Another area of potential overtime liability exists when employees who should have been classified as non-exempt are incorrectly classified as exempt – and therefore do not receive overtime pay. The primary exemptions are executive, administrative, and professional employees – but not all employees holding such positions are necessarily exempt. In order to meet the exemptions, (1) the employee must be paid on a salary basis (meaning they receive the same amount of pay each week regardless of the hours worked), (2) the amount of weekly pay is at least $455 (although that amount will rise to $913 as of December 1, 2016), and (3) the employee meets certain “duties” tests specific to the applicable exemption. Most often, employees incorrectly classified as “exempt” do not in fact meet the duties tests.
(By the way, another way overtime liability arises is when employers misclassify non-exempt employees as independent contractors. This wasn’t an issue in the DOL case, but it is an area of deep interest to the DOL, which has gone after many companies for this!)
This settlement arose from a grievance that was filed by the union that represents some of the DOL’s employees, the American Federation of Government Employees Local 12. (Yes, many government employees are unionized). Back in 2006, the AFGE Local 12 filed a grievance that alleged the DOL had forced its employees to work off the clock, and had also misclassified some non-exempt employees as exempt (apparently, some of those employees were then re-classified as non-exempt during the course of the dispute). In a press release announcing the settlement, union president Alex Bastani said, “You cannot begin to imagine how difficult it was to challenge and then fight the Department of Labor for ten years over its own failure to adhere to these laws and failure to properly compensate its own employees.” (Well, in fact, as a management-side lawyer who has repeatedly defended companies in DOL investigations, I actually can imagine it. Some of those investigators….)
I know you’ll be surprised to hear that the DOL did not announce this settlement on its website with all the other overtime settlements it has obtained against various companies.

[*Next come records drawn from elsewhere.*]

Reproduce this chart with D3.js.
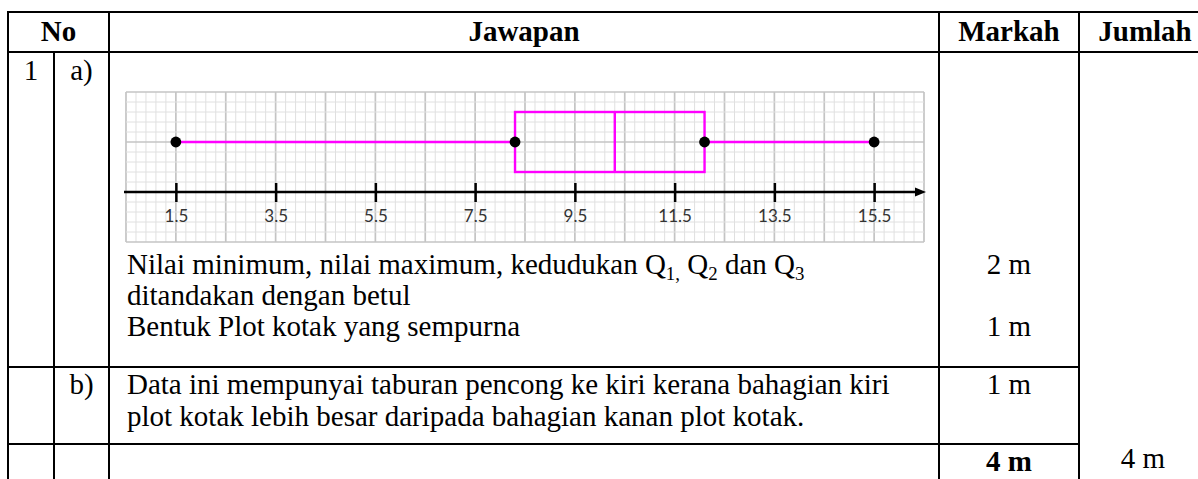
<!DOCTYPE html>
<html><head><meta charset="utf-8">
<script src="https://cdn.jsdelivr.net/npm/d3@7"></script>
<style>html,body{margin:0;padding:0;background:#fff;overflow:hidden}</style>
</head><body>
<svg id="c" width="1198" height="479"></svg>
<script>
// ---- data ----
const headers = ["No", "Jawapan", "Markah", "Jumlah"];
const tickValues = [1.5, 3.5, 5.5, 7.5, 9.5, 11.5, 13.5, 15.5];
const tickLabels = ["1.5", "3.5", "5.5", "7.5", "9.5", "11.5", "13.5", "15.5"];
const statNames = ["Minimum", "Q1", "Q2", "Q3", "Maksimum"];
const statValues = [1.5, 8.3, 10.3, 12.1, 15.5];
const gridDomain = [0.5, 16.5];
const partLabels = ["a)", "b)"];
const answerA = ["ditandakan dengan betul", "Bentuk Plot kotak yang sempurna"];
const answerB = ["Data ini mempunyai taburan pencong ke kiri kerana bahagian kiri",
                 "plot kotak lebih besar daripada bahagian kanan plot kotak."];
const marksA = ["2 m", "1 m"];
const marksB = ["1 m"];
const totalMark = "4 m";

// ---- layout ----
const svg = d3.select("#c");
svg.append("rect").attr("width", 1198).attr("height", 479).attr("fill", "#fff");
const serif = "'Liberation Serif','Times New Roman',serif";
const FS = 29;

const colX = [8, 54, 109, 939, 1079, 1211];
const rowY = [12, 52, 367, 444, 520];

// chart scales
const x = d3.scaleLinear().domain(gridDomain).range([126, 924]);
const gy = d3.scaleLinear().domain([0, 15]).range([92, 242]);

const chart = svg.append("g");
// grid
const vIdx = d3.range(0, 81);
chart.selectAll("line.gv").data(vIdx).join("line")
  .attr("x1", i => x(gridDomain[0] + i * 0.2)).attr("x2", i => x(gridDomain[0] + i * 0.2))
  .attr("y1", gy(0)).attr("y2", gy(15))
  .attr("stroke", i => i % 5 === 0 ? "#c4c4c4" : "#e0e0e0")
  .attr("stroke-width", i => i % 5 === 0 ? 1.7 : 1);
const hIdx = d3.range(0, 16);
chart.selectAll("line.gh").data(hIdx).join("line")
  .attr("x1", x(gridDomain[0])).attr("x2", x(gridDomain[1]))
  .attr("y1", i => gy(i)).attr("y2", i => gy(i))
  .attr("stroke", i => i % 5 === 0 ? "#c4c4c4" : "#e0e0e0")
  .attr("stroke-width", i => i % 5 === 0 ? 1.7 : 1);

// axis
const axisY = gy(10);
const axis = d3.axisBottom(x).tickValues(tickValues).tickFormat((d, i) => tickLabels[i]).tickSizeOuter(0);
const ag = chart.append("g").attr("transform", `translate(0,${axisY})`).call(axis);
ag.select(".domain").remove();
ag.selectAll(".tick line").attr("y1", -9).attr("y2", 10).attr("stroke", "#000").attr("stroke-width", 2.5);
ag.selectAll(".tick text").attr("y", 30).attr("dy", 0)
  .attr("font-family", "Lato,'Liberation Sans',sans-serif").attr("font-size", 17).attr("fill", "#333");
chart.append("line").attr("x1", x(gridDomain[0]) - 2).attr("x2", x(gridDomain[1]) - 6)
  .attr("y1", axisY).attr("y2", axisY).attr("stroke", "#000").attr("stroke-width", 2.5);
chart.append("path")
  .attr("d", `M${x(gridDomain[1]) + 2},${axisY} L${x(gridDomain[1]) - 9},${axisY - 4.5} L${x(gridDomain[1]) - 9},${axisY + 4.5} Z`)
  .attr("fill", "#000");

// box plot
const [vmin, q1, q2, q3, vmax] = statValues;
const wy = gy(5);
const pink = "#ff00ff";
chart.append("line").attr("x1", x(vmin)).attr("x2", x(q1)).attr("y1", wy).attr("y2", wy)
  .attr("stroke", pink).attr("stroke-width", 2.4);
chart.append("line").attr("x1", x(q3)).attr("x2", x(vmax)).attr("y1", wy).attr("y2", wy)
  .attr("stroke", pink).attr("stroke-width", 2.4);
chart.append("rect").attr("x", x(q1)).attr("y", gy(2)).attr("width", x(q3) - x(q1)).attr("height", gy(8) - gy(2))
  .attr("fill", "none").attr("stroke", pink).attr("stroke-width", 2.4);
chart.append("line").attr("x1", x(q2)).attr("x2", x(q2)).attr("y1", gy(2)).attr("y2", gy(8))
  .attr("stroke", pink).attr("stroke-width", 2.4);
chart.selectAll("circle.pt").data([vmin, q1, q3, vmax]).join("circle")
  .attr("cx", d => x(d)).attr("cy", wy).attr("r", 5.4).attr("fill", "#000");

// ---- table lines ----
const tl = svg.append("g").attr("stroke", "#000").attr("stroke-width", 2);
tl.append("line").attr("x1", colX[0] - 1).attr("x2", colX[5]).attr("y1", rowY[0]).attr("y2", rowY[0]);
tl.append("line").attr("x1", colX[0] - 1).attr("x2", colX[5]).attr("y1", rowY[1]).attr("y2", rowY[1]);
tl.append("line").attr("x1", colX[0] - 1).attr("x2", colX[4]).attr("y1", rowY[2]).attr("y2", rowY[2]);
tl.append("line").attr("x1", colX[0] - 1).attr("x2", colX[4]).attr("y1", rowY[3]).attr("y2", rowY[3]);
[0, 2, 3, 4, 5].forEach(i => tl.append("line").attr("x1", colX[i]).attr("x2", colX[i]).attr("y1", rowY[0] - 1).attr("y2", rowY[4]));
tl.append("line").attr("x1", colX[1]).attr("x2", colX[1]).attr("y1", rowY[1]).attr("y2", rowY[4]);

// ---- texts ----
const T = svg.append("g").attr("font-family", serif).attr("font-size", FS).attr("fill", "#000");
const hx = [(colX[0] + colX[2]) / 2, (colX[2] + colX[3]) / 2, (colX[3] + colX[4]) / 2, 1145];
T.selectAll("text.h").data(headers).join("text").attr("x", (d, i) => hx[i]).attr("y", 41)
  .attr("text-anchor", "middle").attr("font-weight", "bold").text(d => d);

T.append("text").attr("x", (colX[0] + colX[1]) / 2).attr("y", 80).attr("text-anchor", "middle").text("1");
T.append("text").attr("x", (colX[1] + colX[2]) / 2).attr("y", 80).attr("text-anchor", "middle").text(partLabels[0]);
T.append("text").attr("x", (colX[1] + colX[2]) / 2).attr("y", 394).attr("text-anchor", "middle").text(partLabels[1]);

const tx = 127;
const yA = [274, 305, 336];
const yB = [394, 426];
const l1 = T.append("text").attr("x", tx).attr("y", yA[0]);
l1.append("tspan").text("Nilai minimum, nilai maximum, kedudukan Q");
l1.append("tspan").attr("font-size", FS * 0.65).attr("dy", 6).text("1,");
l1.append("tspan").attr("dy", -6).text(" Q");
l1.append("tspan").attr("font-size", FS * 0.65).attr("dy", 6).text("2");
l1.append("tspan").attr("dy", -6).text(" dan Q");
l1.append("tspan").attr("font-size", FS * 0.65).attr("dy", 6).text("3");
T.append("text").attr("x", tx).attr("y", yA[1]).text(answerA[0]);
T.append("text").attr("x", tx).attr("y", yA[2]).text(answerA[1]);
T.append("text").attr("x", tx).attr("y", yB[0]).text(answerB[0]);
T.append("text").attr("x", tx).attr("y", yB[1]).text(answerB[1]);

const mx = (colX[3] + colX[4]) / 2;
T.append("text").attr("x", mx).attr("y", yA[0]).attr("text-anchor", "middle").text(marksA[0]);
T.append("text").attr("x", mx).attr("y", yA[2]).attr("text-anchor", "middle").text(marksA[1]);
T.append("text").attr("x", mx).attr("y", yB[0]).attr("text-anchor", "middle").text(marksB[0]);
T.append("text").attr("x", mx).attr("y", 471).attr("text-anchor", "middle").attr("font-weight", "bold").text(totalMark);
T.append("text").attr("x", 1143).attr("y", 468).attr("text-anchor", "middle").text(totalMark);
</script>
</body></html>
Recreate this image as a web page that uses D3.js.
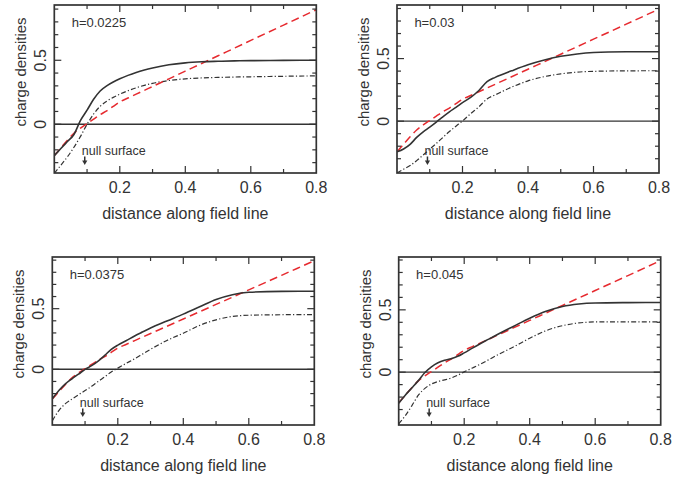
<!DOCTYPE html>
<html>
<head>
<meta charset="utf-8">
<script src="https://cdn.jsdelivr.net/npm/d3@7"></script>
<style>
	body { margin: 0; background: #fff; }
	text { font-family: "Liberation Sans", Arial, sans-serif; fill: #333; }
</style>
</head>
<body>
<svg id="chart" width="697" height="477"></svg>
<script>
// distance along field line (common sampling for all curves)
const distance = [0, 0.02, 0.04, 0.06, 0.08, 0.1, 0.12, 0.14, 0.16, 0.18, 0.2, 0.225, 0.25, 0.275, 0.3, 0.35, 0.4, 0.45, 0.5, 0.55, 0.6, 0.7, 0.8];

// red dashed curve, same in every panel
const rhoGJ = [-0.245, -0.185, -0.125, -0.07, -0.03, 0.005, 0.04, 0.075, 0.105, 0.14, 0.175, 0.205, 0.235, 0.265, 0.295, 0.355, 0.415, 0.475, 0.535, 0.595, 0.655, 0.775, 0.895];

// solid curves
const solid1 = [-0.245, -0.19, -0.135, -0.08, 0.03, 0.11, 0.195, 0.26, 0.3, 0.33, 0.355, 0.382, 0.405, 0.424, 0.44, 0.465, 0.48, 0.488, 0.492, 0.495, 0.497, 0.499, 0.5];
const solid2 = [-0.245, -0.222, -0.185, -0.13, -0.085, -0.048, -0.008, 0.035, 0.075, 0.11, 0.148, 0.19, 0.245, 0.315, 0.35, 0.402, 0.45, 0.488, 0.518, 0.537, 0.548, 0.554, 0.555];
const solid3 = [-0.242, -0.175, -0.12, -0.078, -0.04, 0.0, 0.03, 0.068, 0.115, 0.165, 0.2, 0.235, 0.273, 0.307, 0.34, 0.398, 0.455, 0.515, 0.575, 0.615, 0.635, 0.643, 0.644];
const solid4 = [-0.25, -0.185, -0.127, -0.068, -0.003, 0.043, 0.075, 0.095, 0.108, 0.127, 0.155, 0.193, 0.23, 0.265, 0.3, 0.367, 0.433, 0.488, 0.527, 0.547, 0.555, 0.558, 0.559];

// dash-dot curves
const dashDot1 = [-0.383, -0.32, -0.255, -0.18, -0.095, 0.0, 0.08, 0.14, 0.18, 0.21, 0.235, 0.262, 0.285, 0.304, 0.32, 0.342, 0.355, 0.362, 0.366, 0.369, 0.371, 0.375, 0.378];
const dashDot2 = [-0.413, -0.384, -0.355, -0.315, -0.27, -0.224, -0.178, -0.13, -0.083, -0.04, 0.002, 0.06, 0.115, 0.178, 0.21, 0.272, 0.322, 0.356, 0.378, 0.392, 0.398, 0.402, 0.403];
const dashDot3 = [-0.425, -0.34, -0.283, -0.245, -0.21, -0.175, -0.14, -0.1, -0.062, -0.022, 0.01, 0.048, 0.085, 0.125, 0.165, 0.238, 0.298, 0.362, 0.408, 0.436, 0.446, 0.45, 0.451];
const dashDot4 = [-0.415, -0.35, -0.27, -0.185, -0.13, -0.095, -0.075, -0.062, -0.047, -0.025, 0.002, 0.033, 0.065, 0.1, 0.136, 0.202, 0.272, 0.333, 0.373, 0.395, 0.403, 0.404, 0.404];

const hLabels = ["h=0.0225", "h=0.03", "h=0.0375", "h=0.045"];
const yLow = [-0.381, -0.414, -0.459, -0.424];
const yHigh = [0.932, 0.928, 0.926, 0.924];
const xTickLabels = [0.2, 0.4, 0.6, 0.8];
const yTickLabels = [0, 0.5];
const nullSurface = 0.093;

const solids = [solid1, solid2, solid3, solid4];
const dashDots = [dashDot1, dashDot2, dashDot3, dashDot4];

const PLOT_W = 262;
const PLOT_H = 168;
const ORIGINS = [[54.3, 5], [397, 5], [52.3, 257], [398.7, 257]];
const INK = "#333";
const RED = "#e62a2f";

const svg = d3.select("#chart");

function drawPanel(i) {
	const g = svg.append("g")
		.attr("transform", "translate(" + ORIGINS[i][0] + "," + ORIGINS[i][1] + ")");
	const x = d3.scaleLinear().domain([0, 0.8]).range([0, PLOT_W]);
	const y = d3.scaleLinear().domain([yLow[i], yHigh[i]]).range([PLOT_H, 0]);

	g.append("clipPath").attr("id", "clip" + i)
		.append("rect").attr("width", PLOT_W).attr("height", PLOT_H);
	const plot = g.append("g").attr("clip-path", "url(#clip" + i + ")");

	// zero line
	plot.append("line")
		.attr("x1", 0).attr("x2", PLOT_W).attr("y1", y(0)).attr("y2", y(0))
		.attr("stroke", INK).attr("stroke-width", 1.4);

	const line = d3.line()
		.x(function(d, k) { return x(distance[k]); })
		.y(function(d) { return y(d); })
		.curve(d3.curveMonotoneX);

	plot.append("path").attr("d", line(dashDots[i]))
		.attr("fill", "none").attr("stroke", INK).attr("stroke-width", 1.2)
		.attr("stroke-dasharray", "5,2.2,1.2,2.2");
	plot.append("path").attr("d", line(rhoGJ))
		.attr("fill", "none").attr("stroke", RED).attr("stroke-width", 1.5)
		.attr("stroke-dasharray", "8,4.5");
	plot.append("path").attr("d", line(solids[i]))
		.attr("fill", "none").attr("stroke", INK).attr("stroke-width", 1.6);

	// ticks on all four sides, pointing inward
	const xMinor = d3.range(0.1, 0.8, 0.1);
	const yMinor = d3.range(-0.3, 0.95, 0.1).filter(function(v) { return v > yLow[i] && v < yHigh[i]; });
	const ticks = g.append("g").attr("stroke", INK).attr("stroke-width", 1.2);
	xMinor.forEach(function(v) {
		const len = Math.abs(Math.round(v * 10) % 2) == 0 ? 7 : 4;
		ticks.append("line").attr("x1", x(v)).attr("x2", x(v)).attr("y1", PLOT_H).attr("y2", PLOT_H - len);
		ticks.append("line").attr("x1", x(v)).attr("x2", x(v)).attr("y1", 0).attr("y2", len);
	});
	yMinor.forEach(function(v) {
		const r = Math.round(v * 10);
		const len = (r % 5 == 0) ? 7 : 4;
		ticks.append("line").attr("x1", 0).attr("x2", len).attr("y1", y(r / 10)).attr("y2", y(r / 10));
		ticks.append("line").attr("x1", PLOT_W).attr("x2", PLOT_W - len).attr("y1", y(r / 10)).attr("y2", y(r / 10));
	});

	g.append("rect").attr("width", PLOT_W).attr("height", PLOT_H)
		.attr("fill", "none").attr("stroke", INK).attr("stroke-width", 1.7);

	// tick labels
	g.selectAll(".xl").data(xTickLabels).enter().append("text")
		.attr("x", function(d) { return x(d); }).attr("y", PLOT_H + 14)
		.attr("text-anchor", "middle").attr("dominant-baseline", "central")
		.attr("font-size", 16).text(function(d) { return d; });
	g.selectAll(".yl").data(yTickLabels).enter().append("text")
		.attr("transform", function(d) { return "translate(-13.6," + y(d) + ") rotate(-90)"; })
		.attr("text-anchor", "middle").attr("dominant-baseline", "central")
		.attr("font-size", 16).text(function(d) { return d; });

	// axis titles
	g.append("text").attr("x", PLOT_W / 2).attr("y", PLOT_H + 40)
		.attr("text-anchor", "middle").attr("dominant-baseline", "central")
		.attr("font-size", 16).text("distance along field line");
	g.append("text")
		.attr("transform", "translate(-33.6," + (PLOT_H / 2 - 17) + ") rotate(-90)")
		.attr("text-anchor", "middle").attr("dominant-baseline", "central")
		.attr("font-size", 15).text("charge densities");

	// annotations
	g.append("text").attr("x", 17.4).attr("y", 17)
		.attr("dominant-baseline", "central").attr("font-size", 13)
		.text(hLabels[i]);
	const ax = x(nullSurface);
	const ty = PLOT_H - 22.5;
	g.append("text").attr("x", ax - 3).attr("y", ty)
		.attr("dominant-baseline", "central").attr("font-size", 12.5)
		.text("null surface");
	g.append("line").attr("x1", ax).attr("x2", ax).attr("y1", ty + 6).attr("y2", ty + 11)
		.attr("stroke", INK).attr("stroke-width", 1.5);
	g.append("path")
		.attr("d", "M" + (ax - 2.6) + "," + (ty + 10) + "L" + (ax + 2.6) + "," + (ty + 10) + "L" + ax + "," + (ty + 14.5) + "Z")
		.attr("fill", INK);
}

for (let i = 0; i < 4; i++) {
	drawPanel(i);
}
</script>
</body>
</html>
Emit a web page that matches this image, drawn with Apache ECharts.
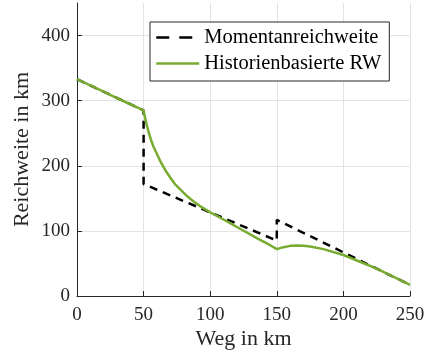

And to give you a little perspective on how HUGE this settlement is, the DOL’s most recent overtime settlement announcements include the following: $160,000 from a flooring company, $1.8 million from a technology subsidiary of Citigroup, $2.4 million from a construction company, $1 million from a government contractor providing cafeteria services to the U.S. Capitol, and $259,000 from a construction company. So it seems that the DOL was the biggest violator of the overtime rules, by far! And, as the union’s attorney, Michael J. Snider, Esq. of Snider & Associates, said, “[T]his settlement will help ensure that the Agency follows the same laws it enforces.” Oh, the irony!